The most interesting request I’ve gotten lately? A prominent Delhi family asked us to recreate the feeling of monsoon rain falling on a traditional courtyard – but controlled, available year-round. Not for parties or Instagram photos. For the grandmother who missed the sounds of her childhood home in Kerala.

The Engineering Nobody Sees

What most people don’t realize about Delhi’s climate is how uniquely challenging it is for water features. The dust alone would destroy most standard systems within a season.

I was inspecting a failed fountain at a gorgeous Chattarpur property last month. “But it looked exactly like this in the Mediterranean hotel where we got the idea,” the disappointed owner explained. Of course it did – for about three weeks. Then Delhi’s reality set in.

Every water feature we build in this city needs to handle temperature swings that would make most global designers panic. I remember showing our technical modifications to an international pool consultant visiting from Europe. He just kept shaking his head: “This is completely different engineering than what we do.”

The farmhouses along NH8 present their own challenges – water pressure issues, deeper water tables, and surprising soil variations. Each property has its own personality, and anyone treating water features as “one size fits all” is setting themselves up for disappointment.

Spent an afternoon last year with an architect and owner in Westend Greens, just sitting in different spots around the property at different times of day. Sounds excessive? Not when you understand how dramatically sunlight changes water’s appearance and how wind patterns affect water sounds. The feature we eventually designed has completely different characters at morning, afternoon and evening – intentionally.

What’s fascinating is watching how Delhi’s farmhouse owners actually use their water features versus how they initially imagined using them. The formal reflecting pool for entertaining often becomes the quiet morning meditation spot. The dramatic waterfall becomes background for family gatherings. Water has a way of reshaping human behavior in spaces.

Just this week, a client in Chattarpur called to tell me they’ve started holding their important business meetings beside their natural pool rather than in their expensively designed indoor meeting room. “People talk differently near water,” he observed. “More honest, somehow.”

The wealthiest clients we work with don’t want cookie-cutter luxury anymore. They’re looking for water experiences that tell their personal stories or create specific feelings. One family spent three hours describing the particular sound of a stream from their ancestral village. Another wanted water that would appear differently from each bedroom window – same feature, completely different experiences.

If you’re developing a property in Delhi’s farmhouse belt, the question isn’t really “pool or no pool?” anymore. It’s more like: “What experience do you want water to create in your daily life here?” Because three decades of building these features has taught me one thing – nobody regrets investing in thoughtful water design, but plenty regret treating it as an afterthought.

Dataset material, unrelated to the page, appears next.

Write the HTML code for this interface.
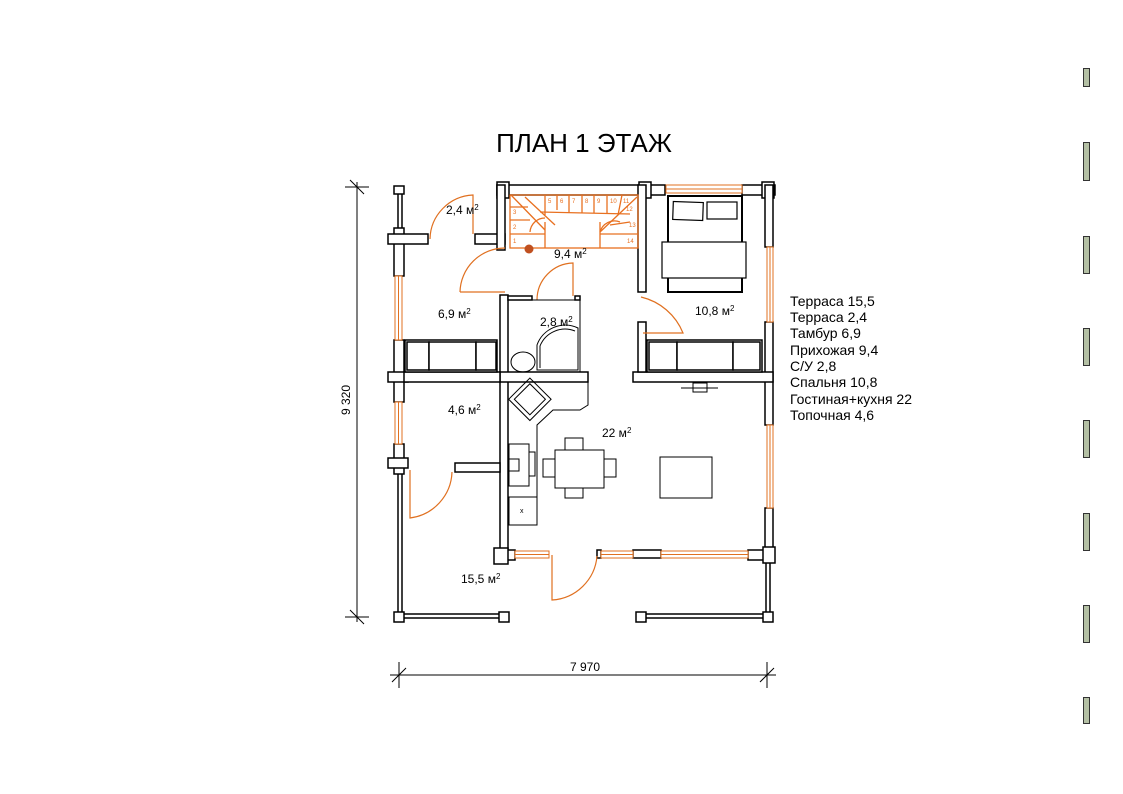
<!DOCTYPE html>
<html><head><meta charset="utf-8"><style>
html,body{margin:0;padding:0;background:#fff;}
svg{display:block;font-family:"Liberation Sans",sans-serif;}
</style></head><body>
<svg width="1123" height="794" viewBox="0 0 1123 794" xmlns="http://www.w3.org/2000/svg">
<rect width="1123" height="794" fill="#fff"/>
<g fill="#b4c0a4" stroke="#333" stroke-width="1">
<rect x="1083.5" y="68.5" width="6" height="18"/>
<rect x="1083.5" y="142.5" width="6" height="38"/>
<rect x="1083.5" y="236.5" width="6" height="37"/>
<rect x="1083.5" y="328.5" width="6" height="37"/>
<rect x="1083.5" y="420.5" width="6" height="37"/>
<rect x="1083.5" y="513.5" width="6" height="37"/>
<rect x="1083.5" y="605.5" width="6" height="37"/>
<rect x="1083.5" y="697.5" width="6" height="26"/>
</g>
<text x="584" y="152" font-size="26" text-anchor="middle">ПЛАН 1 ЭТАЖ</text>
<g stroke="#000" stroke-width="1">
<line x1="357" y1="182" x2="357" y2="622"/>
<line x1="345" y1="187" x2="369" y2="187"/><line x1="350" y1="180" x2="364" y2="194"/>
<line x1="345" y1="617" x2="369" y2="617"/><line x1="350" y1="610" x2="364" y2="624"/>
<line x1="390" y1="675" x2="776" y2="675"/>
<line x1="399" y1="662" x2="399" y2="688"/><line x1="392" y1="682" x2="406" y2="668"/>
<line x1="767" y1="662" x2="767" y2="688"/><line x1="760" y1="682" x2="774" y2="668"/>
</g>
<text x="350" y="400" font-size="12" text-anchor="middle" transform="rotate(-90 350 400)">9 320</text>
<text x="585" y="671" font-size="12" text-anchor="middle">7 970</text>
<g fill="#fff" stroke="#000" stroke-width="1.5">
<rect x="398" y="190" width="4" height="45"/>
<rect x="398" y="470" width="4" height="148"/>
<rect x="402" y="614" width="100" height="4"/>
<rect x="640" y="614" width="126" height="4"/>
<rect x="766" y="558" width="4" height="58"/>
<rect x="394" y="186" width="10" height="8"/>
<rect x="394" y="612" width="10" height="10"/>
<rect x="499" y="612" width="10" height="10"/>
<rect x="636" y="612" width="10" height="10"/>
<rect x="763" y="612" width="10" height="10"/>
<rect x="394" y="228" width="10" height="48"/>
<rect x="394" y="340" width="10" height="62"/>
<rect x="394" y="444" width="10" height="30"/>
<rect x="388" y="234" width="40" height="10"/>
<rect x="388" y="372" width="20" height="10"/>
<rect x="388" y="458" width="20" height="10"/>
<rect x="475" y="234" width="30" height="10"/>
<rect x="497" y="185" width="168" height="10"/>
<rect x="497" y="182" width="12" height="16"/>
<rect x="497" y="185" width="8" height="65"/>
<rect x="639" y="182" width="12" height="16"/>
<rect x="638" y="185" width="8" height="107"/>
<rect x="742" y="185" width="33" height="10"/>
<rect x="762" y="182" width="12" height="16"/>
<rect x="765" y="185" width="8" height="62"/>
<rect x="765" y="322" width="8" height="103"/>
<rect x="765" y="508" width="8" height="52"/>
<rect x="500" y="295" width="8" height="255"/>
<rect x="508" y="296" width="24" height="4"/>
<rect x="575" y="296" width="5" height="4"/>
<rect x="455" y="463" width="45" height="9"/>
<rect x="500" y="372" width="88" height="10"/>
<rect x="404" y="372" width="96" height="10"/>
<rect x="633" y="372" width="140" height="10"/>
<rect x="638" y="322" width="8" height="50"/>
<rect x="497" y="550" width="18" height="10"/>
<rect x="494" y="548" width="14" height="16"/>
<rect x="597" y="550" width="4" height="8"/>
<rect x="633" y="550" width="28" height="8"/>
<rect x="748" y="550" width="25" height="10"/>
<rect x="763" y="547" width="12" height="16"/>
</g>
<g fill="#fff" stroke="#e07020" stroke-width="1">
<rect x="666" y="185" width="76" height="8"/>
<rect x="767" y="247" width="6" height="75"/>
<rect x="767" y="425" width="6" height="83"/>
<rect x="395" y="276" width="7" height="64"/>
<rect x="395" y="402" width="7" height="42"/>
<rect x="515" y="551" width="34" height="7"/>
<rect x="601" y="551" width="32" height="7"/>
<rect x="661" y="551" width="87" height="7"/>
</g>
<g stroke="#e07020" stroke-width="1">
<line x1="666" y1="189" x2="742" y2="189"/>
<line x1="770" y1="247" x2="770" y2="322"/>
<line x1="770" y1="425" x2="770" y2="508"/>
<line x1="398.5" y1="276" x2="398.5" y2="340"/>
<line x1="398.5" y1="402" x2="398.5" y2="444"/>
<line x1="515" y1="554.5" x2="549" y2="554.5"/>
<line x1="601" y1="554.5" x2="633" y2="554.5"/>
<line x1="661" y1="554.5" x2="748" y2="554.5"/>
</g>
<g fill="none" stroke="#e07020" stroke-width="1.2">
<path d="M430 239 A45 45 0 0 1 473 195 L473 234"/>
<path d="M460 292 A45 45 0 0 1 505 248"/><line x1="460" y1="292" x2="505" y2="292"/>
<path d="M537 300 A37 37 0 0 1 573 263 L573 296"/>
<path d="M641 297 A60 60 0 0 1 683 333 L643 333"/>
<path d="M410 470 L410 518 A48 48 0 0 0 452 472"/>
<path d="M552 555 L552 600 A48 48 0 0 0 597 556"/>
</g>
<g fill="none" stroke="#e87020" stroke-width="1.3">
<rect x="510" y="195" width="128" height="53"/>
<line x1="510" y1="234" x2="545" y2="234"/><line x1="545" y1="222" x2="545" y2="248"/>
<line x1="510" y1="220" x2="530" y2="220"/><line x1="510" y1="207" x2="528" y2="207"/>
<line x1="600" y1="234" x2="638" y2="234"/><line x1="600" y1="222" x2="600" y2="248"/>
<line x1="545" y1="195" x2="545" y2="215"/><line x1="557" y1="195" x2="557" y2="210"/>
<line x1="569" y1="195" x2="569" y2="213"/><line x1="582" y1="195" x2="582" y2="213"/>
<line x1="594" y1="195" x2="594" y2="213"/><line x1="607" y1="195" x2="607" y2="213"/>
<line x1="622" y1="195" x2="618" y2="215"/>
<line x1="511" y1="195" x2="545" y2="230"/><line x1="525" y1="197" x2="555" y2="225"/>
<line x1="540" y1="212" x2="630" y2="214"/><line x1="600" y1="232" x2="637" y2="197"/>
<line x1="610" y1="225" x2="630" y2="222"/>
<path d="M530 232 A15 15 0 0 1 545 218"/><path d="M600 232 A15 15 0 0 1 620 222"/>
</g>
<g font-size="6" fill="#e87020">
<text x="513" y="243">1</text><text x="513" y="229">2</text><text x="513" y="214">3</text>
<text x="548" y="203">5</text><text x="560" y="203">6</text><text x="572" y="203">7</text><text x="585" y="203">8</text><text x="597" y="203">9</text><text x="610" y="203">10</text><text x="623" y="203">11</text><text x="626" y="211">12</text><text x="629" y="227">13</text><text x="627" y="243">14</text>
</g>
<circle cx="529" cy="249" r="4.5" fill="#c05020"/>
<g fill="#fff" stroke="#000" stroke-width="1.2">
<rect x="668" y="196" width="74" height="96" stroke-width="2"/>
<rect x="673" y="202" width="30" height="18" transform="rotate(2 688 211)"/>
<rect x="707" y="202" width="30" height="17"/>
<rect x="662" y="242" width="84" height="36"/>
</g>
<g fill="#fff" stroke="#000" stroke-width="1.5">
<rect x="405" y="340" width="92" height="32"/><rect x="407" y="342" width="22" height="28"/><rect x="429" y="342" width="47" height="28"/><rect x="476" y="342" width="20" height="28"/>
<rect x="647" y="340" width="115" height="32"/><rect x="649" y="342" width="28" height="28"/><rect x="677" y="342" width="56" height="28"/><rect x="733" y="342" width="27" height="28"/>
</g>
<g fill="none" stroke="#000" stroke-width="1">
<rect x="508" y="300" width="72" height="72"/>
<ellipse cx="523" cy="362" rx="12" ry="10"/>
<path d="M537 370 L537 345 A30 30 0 0 1 578 328 L578 370 Z"/>
<path d="M540 368 L540 346 A27 27 0 0 1 575 331"/>
<line x1="681" y1="388" x2="718" y2="388"/><rect x="693" y="383" width="14" height="9"/>
<path d="M509 382 L588 382 L588 405 L580 410 L553 410 L537 425 L537 525 L509 525"/>
<rect x="515" y="386" width="30" height="30" transform="rotate(45 532 400)"/>
<rect x="519" y="390" width="22" height="22" transform="rotate(45 532 400)"/>
<rect x="509" y="444" width="20" height="42"/><rect x="509" y="459" width="10" height="12"/>
<rect x="529" y="452" width="6" height="24"/>
<rect x="509" y="497" width="28" height="28"/>
<text x="520" y="513" font-size="7" stroke="none" fill="#000">x</text>
<rect x="555" y="450" width="49" height="38"/>
<rect x="565" y="438" width="18" height="12"/><rect x="565" y="488" width="18" height="10"/>
<rect x="543" y="459" width="12" height="18"/><rect x="604" y="459" width="12" height="18"/>
<rect x="660" y="457" width="52" height="41"/>
</g>
<g font-size="12" fill="#000">
<text x="446" y="214">2,4 м<tspan font-size="8" dy="-4">2</tspan></text>
<text x="554" y="258">9,4 м<tspan font-size="8" dy="-4">2</tspan></text>
<text x="438" y="318">6,9 м<tspan font-size="8" dy="-4">2</tspan></text>
<text x="540" y="326">2,8 м<tspan font-size="8" dy="-4">2</tspan></text>
<text x="695" y="315">10,8 м<tspan font-size="8" dy="-4">2</tspan></text>
<text x="448" y="414">4,6 м<tspan font-size="8" dy="-4">2</tspan></text>
<text x="602" y="437">22 м<tspan font-size="8" dy="-4">2</tspan></text>
<text x="461" y="583">15,5 м<tspan font-size="8" dy="-4">2</tspan></text>
</g>
<g font-size="14" fill="#000">
<text x="790" y="306">Терраса 15,5</text>
<text x="790" y="322">Терраса 2,4</text>
<text x="790" y="338">Тамбур 6,9</text>
<text x="790" y="355">Прихожая 9,4</text>
<text x="790" y="371">С/У 2,8</text>
<text x="790" y="387">Спальня 10,8</text>
<text x="790" y="404">Гостиная+кухня 22</text>
<text x="790" y="420">Топочная 4,6</text>
</g>
</svg>
</body></html>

For those considering bringing water elements into your farmhouse space, remember that Delhi’s unique environment demands specialized expertise. The most beautiful water feature in the world becomes a maintenance nightmare if it’s not engineered specifically for our climate and conditions.

Note: While reflecting actual projects throughout Delhi’s farmhouse communities, specific client details have been modified to protect privacy.